Guest Contributor: Anne M. Raso, Contributor at Word Up, Teen Dream and other magazines from Enoble Media

Note: Anne couldn’t make it to our LoveLife party last week because she was busy doing something a bit more exotic. I asked if she’d want to do a guest post on it.

I strangely enough first heard about whale watching during an interview with legendary British rocker Ian Hunter during an interview in NYC around 20 or 25 years ago, but never thought I’d personally get to do it. So imagine my thrill when I got to do it for myself during Magdalena Bay, Mexico’s month prime period for gray whale watching in the beautiful blue-green waters there.

You arrive at the piers at Magdalena Bay and have your choice of four or five vendors that rent out life vests and take you on guided small motor boats that seat up to nine people (the price is 900 pesos for the entire boat whether you have one or nine people and that includes the price of your life vests). The folks on the docks suggest windbreakers and sunscreen but we also suggest sunglasses and a change of clothing in case you get wet.

Your escort takes you out on the bay for 90 minutes and you have the chance of seeing anywhere from 0 to 100 whales in that time but they guarantee that if you do not see one of these gentle giants, you will get to return for free. The whales are all Grays, and navigate down from Alaska–a cool 1,000 miles–just in time for February 1! When myself and my fellow travel press junketeers did our whale watching, we were lucky enough to see about 15 whales (most of which were bigger than our boat) and that included lot of mama and baby whales. There was even one large whaleson the top of the water just resting on its side and our guide explained that that’s what they do right after giving birth.

The process is simple: once the boat is out in deep enough water, you basically look for large patches of bubbles at the top of the bay and within moments, a whale will “dive” in a beautiful arch shape. It is kind of hard to capture on film because the process happens quickly and you have to be prepared with your camera ready to go! It’s intimidating that the whales are often larger than the boats, and sometimes they get close enough to splash you!

Whale watching participants have to stay quiet because both talking and the sounds of boat motors drive the whales away. I admit that it is hard to contain one’s enthusiasm once you have seen your first 10-foot-long creature. The 90 minutes goes by fast, needless to say–and when you get off the boat, there are plenty of local vendors sending all sorts of Mexican products on the docks, including their world famous vanilla at a tenth of the US price and colorfully embroidered cotton blouses.

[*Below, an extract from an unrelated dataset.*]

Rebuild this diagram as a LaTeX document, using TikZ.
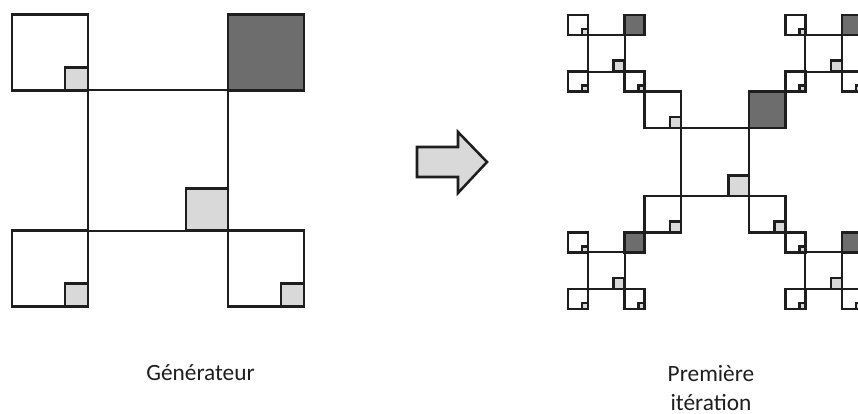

We suggest tying in your whale watching trip with the nearby resort towns of Todos Santos (where you can actually stay in the same Hotel California that the Eagles stayed in the early 70s and which supposedly inspired the name of the megahit song of the same name) or Loreto, which now features the five-star resort La Mision Hotel and the quaint renovated 1962 family-style Hotel Oasis where you can get a room whose doors open right onto a private beach. Both hotels are priced at only $100 to $140 per night for standard double room).